The most affordable Underground stations to live near
Below is a table that showcases the 10 most affordable stations to live near in London for one-bedroom apartments and the salary required to secure one. Using the TFL journey planner, we have also calculated the estimated journey time to King’s Cross & St Pancras, central London’s busiest station, to act as a reference point. All journeys were selected based on an arrival time to King’s Cross at 8:30 am from the selected stations.
|Underground station||Line||Median property prices||Salary needed||Estimated journey time to King’s Cross & St Pancras (TFL)|
|Newbury Park||Central||£135,000||£17,400||46 mins|
|Dagenham East||District||£195,000||£27,300||53 mins|
|Dagenham Heathway||District||£200,000||£28,000||51 mins|
The majority of the cheaper places to live above are in east London but the prices are reflective of one-bedroom apartments. Of course, this is also working on the basis that you are a single person. Combining your purchasing power with your partner can significantly improve the affordability of living in London.
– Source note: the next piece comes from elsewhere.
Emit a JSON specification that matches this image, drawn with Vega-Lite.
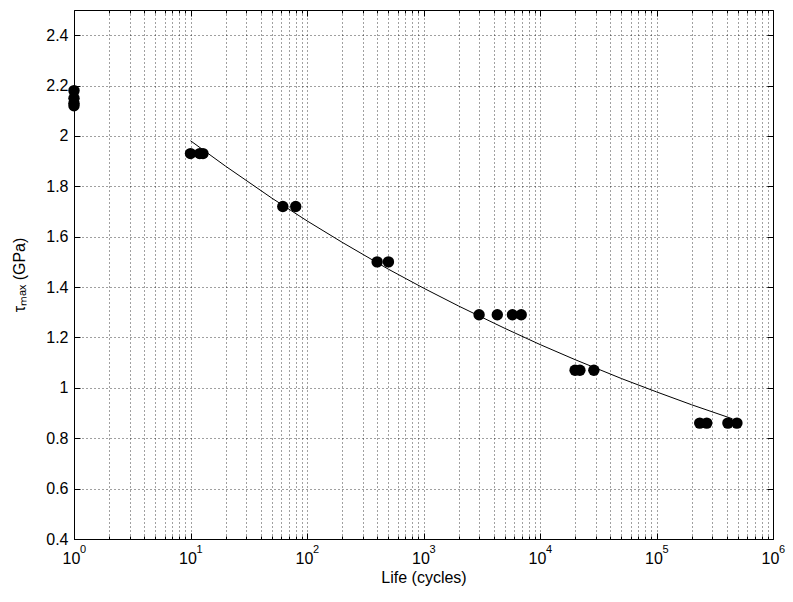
{
  "$schema": "https://vega.github.io/schema/vega-lite/v6.json",
  "width": 699,
  "height": 529,
  "autosize": "none",
  "padding": {"left": 74, "top": 10, "right": 20, "bottom": 63},
  "background": "white",
  "config": {
    "view": {"stroke": "#000", "strokeWidth": 1},
    "font": "Liberation Sans",
    "axis": {
      "labelFont": "Liberation Sans",
      "titleFont": "Liberation Sans",
      "labelColor": "#000",
      "titleColor": "#000",
      "titleFontWeight": "normal",
      "domain": false,
      "tickColor": "#000",
      "gridColor": "#000",
      "gridDash": [1, 3],
      "gridOpacity": 0.75,
      "gridWidth": 1
    }
  },
  "datasets": {
    "pts": [
      {"N": 1, "tau": 2.18},
      {"N": 1, "tau": 2.15},
      {"N": 1, "tau": 2.13},
      {"N": 1, "tau": 2.12},
      {"N": 10, "tau": 1.93},
      {"N": 12, "tau": 1.93},
      {"N": 12.8, "tau": 1.93},
      {"N": 62, "tau": 1.72},
      {"N": 80, "tau": 1.72},
      {"N": 400, "tau": 1.5},
      {"N": 500, "tau": 1.5},
      {"N": 3000, "tau": 1.29},
      {"N": 4300, "tau": 1.29},
      {"N": 5800, "tau": 1.29},
      {"N": 6900, "tau": 1.29},
      {"N": 20000, "tau": 1.07},
      {"N": 22000, "tau": 1.07},
      {"N": 29000, "tau": 1.07},
      {"N": 235000, "tau": 0.86},
      {"N": 270000, "tau": 0.86},
      {"N": 410000, "tau": 0.86},
      {"N": 490000, "tau": 0.86}
    ],
    "fit": [
      {"N": 10, "tau": 1.981},
      {"N": 20, "tau": 1.88},
      {"N": 50, "tau": 1.753},
      {"N": 100, "tau": 1.663},
      {"N": 200, "tau": 1.578},
      {"N": 500, "tau": 1.471},
      {"N": 1000, "tau": 1.396},
      {"N": 2000, "tau": 1.325},
      {"N": 5000, "tau": 1.236},
      {"N": 10000, "tau": 1.172},
      {"N": 20000, "tau": 1.112},
      {"N": 50000, "tau": 1.037},
      {"N": 100000, "tau": 0.984},
      {"N": 200000, "tau": 0.933},
      {"N": 450000, "tau": 0.877}
    ],
    "exps": [
      {"N": 1, "tau": 0.4, "e": "0"},
      {"N": 10, "tau": 0.4, "e": "1"},
      {"N": 100, "tau": 0.4, "e": "2"},
      {"N": 1000, "tau": 0.4, "e": "3"},
      {"N": 10000, "tau": 0.4, "e": "4"},
      {"N": 100000, "tau": 0.4, "e": "5"},
      {"N": 1000000, "tau": 0.4, "e": "6"}
    ]
  },
  "resolve": {"axis": {"x": "independent", "y": "independent"}},
  "layer": [
    {
      "data": {"name": "fit"},
      "mark": {"type": "line", "color": "#000", "strokeWidth": 1},
      "encoding": {
        "x": {
          "field": "N", "type": "quantitative",
          "scale": {"type": "log", "domain": [1, 1000000], "nice": false},
          "axis": {
            "orient": "bottom",
            "title": "Life (cycles)",
            "titleFontSize": 16,
            "titlePadding": 0,
            "values": [1,2,3,4,5,6,7,8,9,10,20,30,40,50,60,70,80,90,100,200,300,400,500,600,700,800,900,1000,2000,3000,4000,5000,6000,7000,8000,9000,10000,20000,30000,40000,50000,60000,70000,80000,90000,100000,200000,300000,400000,500000,600000,700000,800000,900000,1000000],
            "grid": true,
            "tickSize": {"condition": {"test": "indexof([1,10,100,1000,10000,100000,1000000], datum.value) >= 0", "value": -6}, "value": -3},
            "labelExpr": "indexof([1,10,100,1000,10000,100000,1000000], datum.value) >= 0 ? '10' : ''",
            "labelFontSize": 16,
            "labelPadding": 17,
            "labelOffset": -3,
            "labelFlush": false,
            "labelOverlap": false
          }
        },
        "y": {
          "field": "tau", "type": "quantitative",
          "scale": {"domain": [0.4, 2.5], "nice": false, "zero": false},
          "axis": {
            "orient": "left",
            "title": "τₘₐₓ (GPa)",
            "titleFontSize": 16,
            "titlePadding": 18,
            "values": [0.4,0.6,0.8,1,1.2,1.4,1.6,1.8,2,2.2,2.4],
            "format": "~g",
            "grid": true,
            "tickSize": -6,
            "labelFontSize": 16,
            "labelPadding": 12,
            "labelFlush": false,
            "labelOverlap": false
          }
        }
      }
    },
    {
      "data": {"name": "pts"},
      "mark": {"type": "circle", "color": "#000", "opacity": 1, "size": 130},
      "encoding": {
        "x": {
          "field": "N", "type": "quantitative",
          "axis": {
            "orient": "top",
            "title": null,
            "values": [1,2,3,4,5,6,7,8,9,10,20,30,40,50,60,70,80,90,100,200,300,400,500,600,700,800,900,1000,2000,3000,4000,5000,6000,7000,8000,9000,10000,20000,30000,40000,50000,60000,70000,80000,90000,100000,200000,300000,400000,500000,600000,700000,800000,900000,1000000],
            "grid": false,
            "labels": false,
            "tickSize": {"condition": {"test": "indexof([1,10,100,1000,10000,100000,1000000], datum.value) >= 0", "value": -6}, "value": -3}
          }
        },
        "y": {
          "field": "tau", "type": "quantitative",
          "axis": {
            "orient": "right",
            "title": null,
            "values": [0.4,0.6,0.8,1,1.2,1.4,1.6,1.8,2,2.2,2.4],
            "grid": false,
            "labels": false,
            "tickSize": -6
          }
        }
      }
    },
    {
      "data": {"name": "exps"},
      "mark": {"type": "text", "font": "Liberation Sans", "fontSize": 11, "color": "#000", "align": "center", "baseline": "middle", "dx": 9, "dy": 11, "clip": false},
      "encoding": {
        "x": {"field": "N", "type": "quantitative", "axis": null},
        "y": {"field": "tau", "type": "quantitative", "axis": null},
        "text": {"field": "e"}
      }
    }
  ]
}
Co-living is a great way to keep costs down, certainly for renting, but also for buying. When buying a home with someone else, most of us envisage that person being our significant other but there is nothing to stop us also buying a home with a close friend or even a sibling to help make things more affordable.
Of course, this won’t be a permanent solution but it can help you overcome the biggest hurdle of all – getting onto the London property market in the first place!
The most popular places to buy in London
According to estate agents Benham and Reeves, the busiest housing markets in London are Havering, Bromley, Wandsworth, Richmond-upon-Thames, and Lambeth. With many of these boroughs placed in the outer zones of London, it makes sense that most people buying and selling in London are found in these areas.
The mix of boroughs on the outskirts like Bromley or Havering would suggest that many people are looking to move to the more affordable areas of London, however, Richmond and Wandsworth are not particularly known for being cheap. It just goes to show that there are plenty of people moving in and out of London, whether they are seeking a bargain or looking for something more exclusive.
Can you get help to buy a home in London?
Up until 2022, first-time buyers could rely on the Help to Buy scheme that allowed people to borrow up to 40% of the value of a new build house in London with no interest to pay for the first five years. That scheme ended last year and the next best alternative is the Lifetime Individual Savings Account (LISA), which you can use to buy your first home.
The scheme allows you to put up to £4,000 per year into the account and the government will add a 25% bonus to your savings in the same period, meaning you could earn 25p for every pound you put in. There is a penalty for making withdrawals from your LISA but these are waived if you are putting the money towards a deposit for your first home.
Shared ownership is a more affordable way to buy a home but you will only own a portion of it, with rent also then required to be paid to the council or a housing association. You will need a mortgage to cover the portion that you own but over time you will be able to buy up to 100% of the property to make it your own.